--- Objective ---
In the records below, reproduce exactly the lines from the one containing "Emit a Python" through the one containing "plt.rcParams['font.size'] = 12", both included, and omit the pictures.

--- Dataset extract ---

────────────────────

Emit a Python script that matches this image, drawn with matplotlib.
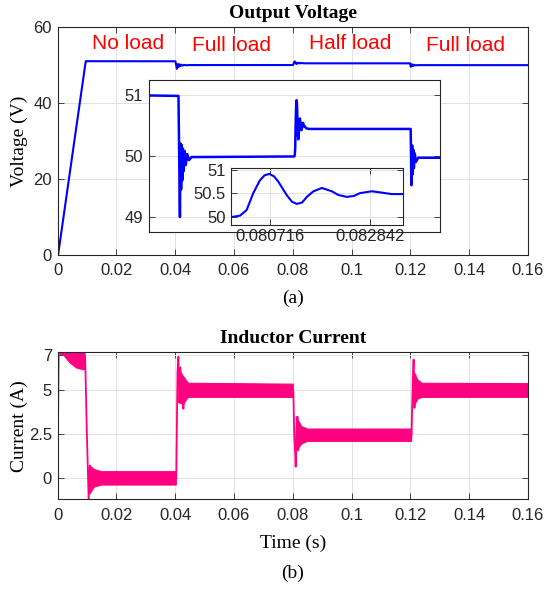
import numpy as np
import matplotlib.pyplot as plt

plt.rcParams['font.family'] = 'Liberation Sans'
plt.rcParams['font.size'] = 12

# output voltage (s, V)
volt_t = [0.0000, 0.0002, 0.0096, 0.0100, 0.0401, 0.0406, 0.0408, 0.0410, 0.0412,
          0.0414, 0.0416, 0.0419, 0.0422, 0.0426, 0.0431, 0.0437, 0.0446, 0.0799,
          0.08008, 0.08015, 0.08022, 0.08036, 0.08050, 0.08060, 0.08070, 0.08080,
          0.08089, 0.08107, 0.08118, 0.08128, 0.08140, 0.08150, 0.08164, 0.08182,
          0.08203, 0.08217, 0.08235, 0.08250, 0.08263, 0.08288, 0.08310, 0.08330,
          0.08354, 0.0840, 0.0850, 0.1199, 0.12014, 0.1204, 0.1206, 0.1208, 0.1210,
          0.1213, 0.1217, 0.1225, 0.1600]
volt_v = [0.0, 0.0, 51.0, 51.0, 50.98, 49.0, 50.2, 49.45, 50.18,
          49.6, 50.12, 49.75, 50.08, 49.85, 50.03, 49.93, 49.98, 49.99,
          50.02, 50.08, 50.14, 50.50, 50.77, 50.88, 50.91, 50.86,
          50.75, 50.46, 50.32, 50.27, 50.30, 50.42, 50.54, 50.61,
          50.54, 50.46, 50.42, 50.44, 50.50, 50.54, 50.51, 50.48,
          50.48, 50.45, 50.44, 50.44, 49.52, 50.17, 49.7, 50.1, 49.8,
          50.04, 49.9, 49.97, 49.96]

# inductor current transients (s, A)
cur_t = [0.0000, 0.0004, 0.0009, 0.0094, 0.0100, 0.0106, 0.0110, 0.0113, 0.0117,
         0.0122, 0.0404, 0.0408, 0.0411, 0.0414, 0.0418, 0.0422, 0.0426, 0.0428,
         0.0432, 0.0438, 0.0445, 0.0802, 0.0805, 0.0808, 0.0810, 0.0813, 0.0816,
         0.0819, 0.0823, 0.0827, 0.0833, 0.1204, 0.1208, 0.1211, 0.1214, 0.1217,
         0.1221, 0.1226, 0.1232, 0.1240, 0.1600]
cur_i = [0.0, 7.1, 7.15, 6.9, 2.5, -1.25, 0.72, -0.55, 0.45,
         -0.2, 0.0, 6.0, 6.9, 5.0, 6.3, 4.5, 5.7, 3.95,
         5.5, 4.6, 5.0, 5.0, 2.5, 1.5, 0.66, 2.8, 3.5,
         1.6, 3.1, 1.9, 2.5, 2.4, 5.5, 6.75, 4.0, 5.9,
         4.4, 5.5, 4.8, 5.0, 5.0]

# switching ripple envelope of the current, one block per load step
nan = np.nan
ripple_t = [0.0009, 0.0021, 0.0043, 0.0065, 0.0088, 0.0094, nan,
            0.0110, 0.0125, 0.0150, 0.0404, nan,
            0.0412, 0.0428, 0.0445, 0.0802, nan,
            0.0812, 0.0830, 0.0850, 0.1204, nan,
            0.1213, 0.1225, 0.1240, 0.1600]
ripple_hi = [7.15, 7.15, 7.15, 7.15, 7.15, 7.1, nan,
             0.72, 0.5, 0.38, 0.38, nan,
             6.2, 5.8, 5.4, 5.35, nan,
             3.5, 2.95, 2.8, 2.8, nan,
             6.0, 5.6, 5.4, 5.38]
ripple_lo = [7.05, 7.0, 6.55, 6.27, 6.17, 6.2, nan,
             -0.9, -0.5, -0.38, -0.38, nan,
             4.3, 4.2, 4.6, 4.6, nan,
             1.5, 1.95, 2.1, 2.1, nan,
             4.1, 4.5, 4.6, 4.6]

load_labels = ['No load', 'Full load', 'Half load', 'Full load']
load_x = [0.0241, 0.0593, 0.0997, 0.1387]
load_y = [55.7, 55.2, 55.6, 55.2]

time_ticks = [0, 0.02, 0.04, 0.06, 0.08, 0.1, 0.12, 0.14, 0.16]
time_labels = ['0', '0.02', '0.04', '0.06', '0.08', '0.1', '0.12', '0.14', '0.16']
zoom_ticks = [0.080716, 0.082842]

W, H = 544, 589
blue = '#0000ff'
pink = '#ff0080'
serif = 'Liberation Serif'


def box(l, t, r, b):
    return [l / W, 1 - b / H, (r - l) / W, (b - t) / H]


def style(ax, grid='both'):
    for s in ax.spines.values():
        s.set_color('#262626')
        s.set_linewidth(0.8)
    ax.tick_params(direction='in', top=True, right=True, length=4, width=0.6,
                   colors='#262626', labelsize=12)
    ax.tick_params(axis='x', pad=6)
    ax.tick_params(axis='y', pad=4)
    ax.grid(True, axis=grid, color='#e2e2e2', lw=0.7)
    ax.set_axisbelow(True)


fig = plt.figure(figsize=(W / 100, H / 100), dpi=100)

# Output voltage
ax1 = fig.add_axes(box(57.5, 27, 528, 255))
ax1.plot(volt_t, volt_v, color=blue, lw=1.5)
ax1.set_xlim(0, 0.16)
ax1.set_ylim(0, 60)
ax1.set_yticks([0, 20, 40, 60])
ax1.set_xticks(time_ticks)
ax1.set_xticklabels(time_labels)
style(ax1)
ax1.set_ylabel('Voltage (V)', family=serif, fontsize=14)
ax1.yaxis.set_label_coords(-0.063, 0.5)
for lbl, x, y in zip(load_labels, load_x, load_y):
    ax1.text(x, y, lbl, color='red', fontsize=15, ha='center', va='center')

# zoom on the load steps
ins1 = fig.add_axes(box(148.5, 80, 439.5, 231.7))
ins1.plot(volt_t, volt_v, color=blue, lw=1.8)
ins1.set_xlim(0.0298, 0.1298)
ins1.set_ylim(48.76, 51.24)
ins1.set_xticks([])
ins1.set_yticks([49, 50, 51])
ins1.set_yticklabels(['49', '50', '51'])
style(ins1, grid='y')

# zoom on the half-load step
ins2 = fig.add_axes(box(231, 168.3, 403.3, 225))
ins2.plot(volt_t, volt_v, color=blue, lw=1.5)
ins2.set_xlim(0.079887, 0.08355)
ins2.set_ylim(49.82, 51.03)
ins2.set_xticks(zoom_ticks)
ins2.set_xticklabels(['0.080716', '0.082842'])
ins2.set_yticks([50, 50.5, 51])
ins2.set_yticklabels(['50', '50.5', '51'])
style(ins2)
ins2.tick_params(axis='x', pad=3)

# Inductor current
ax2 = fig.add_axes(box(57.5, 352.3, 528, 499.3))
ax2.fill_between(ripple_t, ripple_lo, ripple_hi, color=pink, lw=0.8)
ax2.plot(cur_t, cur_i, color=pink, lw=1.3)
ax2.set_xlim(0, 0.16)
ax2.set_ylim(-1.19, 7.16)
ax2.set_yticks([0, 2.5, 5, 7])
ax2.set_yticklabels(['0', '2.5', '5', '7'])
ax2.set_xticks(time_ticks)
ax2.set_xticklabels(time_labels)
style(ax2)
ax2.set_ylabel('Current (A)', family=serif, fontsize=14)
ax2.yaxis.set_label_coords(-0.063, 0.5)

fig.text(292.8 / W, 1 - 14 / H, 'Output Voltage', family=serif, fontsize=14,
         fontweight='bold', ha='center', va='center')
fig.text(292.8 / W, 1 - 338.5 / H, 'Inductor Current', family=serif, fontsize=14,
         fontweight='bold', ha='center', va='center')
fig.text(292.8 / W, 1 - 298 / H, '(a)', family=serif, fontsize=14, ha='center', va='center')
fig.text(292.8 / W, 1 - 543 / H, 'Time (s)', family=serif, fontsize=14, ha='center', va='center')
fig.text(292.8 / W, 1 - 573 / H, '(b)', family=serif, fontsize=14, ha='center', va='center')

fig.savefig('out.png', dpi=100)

────────────────────

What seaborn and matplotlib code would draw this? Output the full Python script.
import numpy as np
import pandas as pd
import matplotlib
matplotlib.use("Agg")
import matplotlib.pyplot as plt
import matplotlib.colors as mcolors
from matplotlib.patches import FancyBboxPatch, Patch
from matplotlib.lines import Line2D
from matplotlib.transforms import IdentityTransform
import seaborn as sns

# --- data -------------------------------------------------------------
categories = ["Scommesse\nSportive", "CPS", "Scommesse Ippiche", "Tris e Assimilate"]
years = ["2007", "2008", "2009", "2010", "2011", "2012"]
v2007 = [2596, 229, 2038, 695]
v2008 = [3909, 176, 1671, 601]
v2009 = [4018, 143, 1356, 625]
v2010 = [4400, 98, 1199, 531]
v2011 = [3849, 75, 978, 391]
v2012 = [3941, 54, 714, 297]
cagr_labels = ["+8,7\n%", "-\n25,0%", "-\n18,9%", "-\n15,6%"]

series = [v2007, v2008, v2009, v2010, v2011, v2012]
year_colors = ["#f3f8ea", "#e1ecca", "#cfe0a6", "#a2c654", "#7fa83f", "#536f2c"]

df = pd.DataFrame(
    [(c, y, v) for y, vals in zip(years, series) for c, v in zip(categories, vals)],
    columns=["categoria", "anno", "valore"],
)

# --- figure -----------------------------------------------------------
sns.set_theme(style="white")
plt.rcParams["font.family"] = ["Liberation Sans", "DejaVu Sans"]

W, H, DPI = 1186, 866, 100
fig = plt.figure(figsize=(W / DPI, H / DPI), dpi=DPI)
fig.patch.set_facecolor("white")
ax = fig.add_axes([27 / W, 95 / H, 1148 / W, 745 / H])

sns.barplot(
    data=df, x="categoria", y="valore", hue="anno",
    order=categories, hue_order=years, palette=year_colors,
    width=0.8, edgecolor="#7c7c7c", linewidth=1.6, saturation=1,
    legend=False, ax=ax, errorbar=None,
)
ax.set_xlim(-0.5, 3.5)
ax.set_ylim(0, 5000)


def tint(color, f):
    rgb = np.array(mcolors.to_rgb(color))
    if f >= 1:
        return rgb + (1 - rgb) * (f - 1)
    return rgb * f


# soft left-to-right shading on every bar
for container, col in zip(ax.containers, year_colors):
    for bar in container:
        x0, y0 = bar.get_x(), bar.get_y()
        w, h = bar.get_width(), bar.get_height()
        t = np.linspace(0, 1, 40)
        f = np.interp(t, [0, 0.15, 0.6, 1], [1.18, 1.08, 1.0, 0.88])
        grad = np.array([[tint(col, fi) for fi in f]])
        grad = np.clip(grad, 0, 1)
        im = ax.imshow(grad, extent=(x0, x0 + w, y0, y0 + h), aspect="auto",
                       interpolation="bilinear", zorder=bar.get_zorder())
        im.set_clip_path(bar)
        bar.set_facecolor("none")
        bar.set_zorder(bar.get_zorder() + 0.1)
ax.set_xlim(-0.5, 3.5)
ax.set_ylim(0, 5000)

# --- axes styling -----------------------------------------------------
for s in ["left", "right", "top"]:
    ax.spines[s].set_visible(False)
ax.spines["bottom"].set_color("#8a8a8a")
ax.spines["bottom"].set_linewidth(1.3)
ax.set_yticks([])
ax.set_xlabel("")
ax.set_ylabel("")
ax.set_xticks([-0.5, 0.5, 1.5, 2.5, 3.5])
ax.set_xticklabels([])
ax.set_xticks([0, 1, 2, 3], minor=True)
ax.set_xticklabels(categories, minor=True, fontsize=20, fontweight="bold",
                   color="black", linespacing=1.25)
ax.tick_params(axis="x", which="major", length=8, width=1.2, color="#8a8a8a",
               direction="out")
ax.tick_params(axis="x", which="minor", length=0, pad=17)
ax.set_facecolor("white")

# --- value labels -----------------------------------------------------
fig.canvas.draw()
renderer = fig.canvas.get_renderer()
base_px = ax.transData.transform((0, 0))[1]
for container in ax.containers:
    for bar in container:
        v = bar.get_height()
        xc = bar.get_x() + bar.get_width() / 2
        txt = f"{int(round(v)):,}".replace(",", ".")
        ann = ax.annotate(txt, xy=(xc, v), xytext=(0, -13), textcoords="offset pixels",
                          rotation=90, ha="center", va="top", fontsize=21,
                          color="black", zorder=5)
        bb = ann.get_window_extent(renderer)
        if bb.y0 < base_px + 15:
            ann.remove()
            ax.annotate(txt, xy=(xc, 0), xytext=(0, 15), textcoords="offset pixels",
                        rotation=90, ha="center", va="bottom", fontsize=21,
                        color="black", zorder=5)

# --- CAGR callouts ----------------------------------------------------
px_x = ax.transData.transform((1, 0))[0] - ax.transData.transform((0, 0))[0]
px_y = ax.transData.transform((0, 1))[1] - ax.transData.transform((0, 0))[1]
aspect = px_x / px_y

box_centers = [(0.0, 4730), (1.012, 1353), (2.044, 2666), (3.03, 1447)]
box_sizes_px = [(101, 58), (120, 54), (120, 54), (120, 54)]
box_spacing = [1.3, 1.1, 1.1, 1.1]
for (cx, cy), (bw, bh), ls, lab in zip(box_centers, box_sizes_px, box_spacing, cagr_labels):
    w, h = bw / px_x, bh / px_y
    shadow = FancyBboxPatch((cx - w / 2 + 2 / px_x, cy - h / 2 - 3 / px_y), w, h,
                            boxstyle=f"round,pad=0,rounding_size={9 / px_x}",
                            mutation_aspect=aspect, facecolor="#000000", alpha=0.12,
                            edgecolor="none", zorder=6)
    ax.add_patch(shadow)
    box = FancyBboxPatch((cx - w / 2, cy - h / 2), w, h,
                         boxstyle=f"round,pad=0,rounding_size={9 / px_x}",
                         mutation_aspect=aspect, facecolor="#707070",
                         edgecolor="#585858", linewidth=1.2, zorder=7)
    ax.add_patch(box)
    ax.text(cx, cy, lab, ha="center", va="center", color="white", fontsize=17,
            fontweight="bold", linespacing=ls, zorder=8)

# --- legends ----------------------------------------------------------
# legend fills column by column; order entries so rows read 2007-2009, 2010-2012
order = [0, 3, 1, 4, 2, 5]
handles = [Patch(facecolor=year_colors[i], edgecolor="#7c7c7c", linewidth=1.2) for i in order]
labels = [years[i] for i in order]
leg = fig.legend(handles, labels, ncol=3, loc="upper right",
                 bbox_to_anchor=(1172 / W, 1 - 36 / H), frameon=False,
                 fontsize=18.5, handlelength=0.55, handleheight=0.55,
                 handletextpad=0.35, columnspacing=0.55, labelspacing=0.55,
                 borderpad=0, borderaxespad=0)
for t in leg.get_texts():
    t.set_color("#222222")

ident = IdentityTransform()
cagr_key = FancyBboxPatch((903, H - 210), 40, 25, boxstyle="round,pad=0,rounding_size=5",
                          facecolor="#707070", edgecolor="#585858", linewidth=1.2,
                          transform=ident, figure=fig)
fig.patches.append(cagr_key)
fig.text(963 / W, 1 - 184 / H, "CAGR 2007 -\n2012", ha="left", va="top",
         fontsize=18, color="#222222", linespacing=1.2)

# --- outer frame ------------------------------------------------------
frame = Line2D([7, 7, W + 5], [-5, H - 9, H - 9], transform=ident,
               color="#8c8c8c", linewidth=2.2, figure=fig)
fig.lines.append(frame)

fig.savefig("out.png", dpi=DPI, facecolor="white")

────────────────────

--- Solution for this exercise ---
Emit a Python script that matches this image, drawn with matplotlib.
import numpy as np
import matplotlib.pyplot as plt

plt.rcParams['font.family'] = 'Liberation Sans'
plt.rcParams['font.size'] = 12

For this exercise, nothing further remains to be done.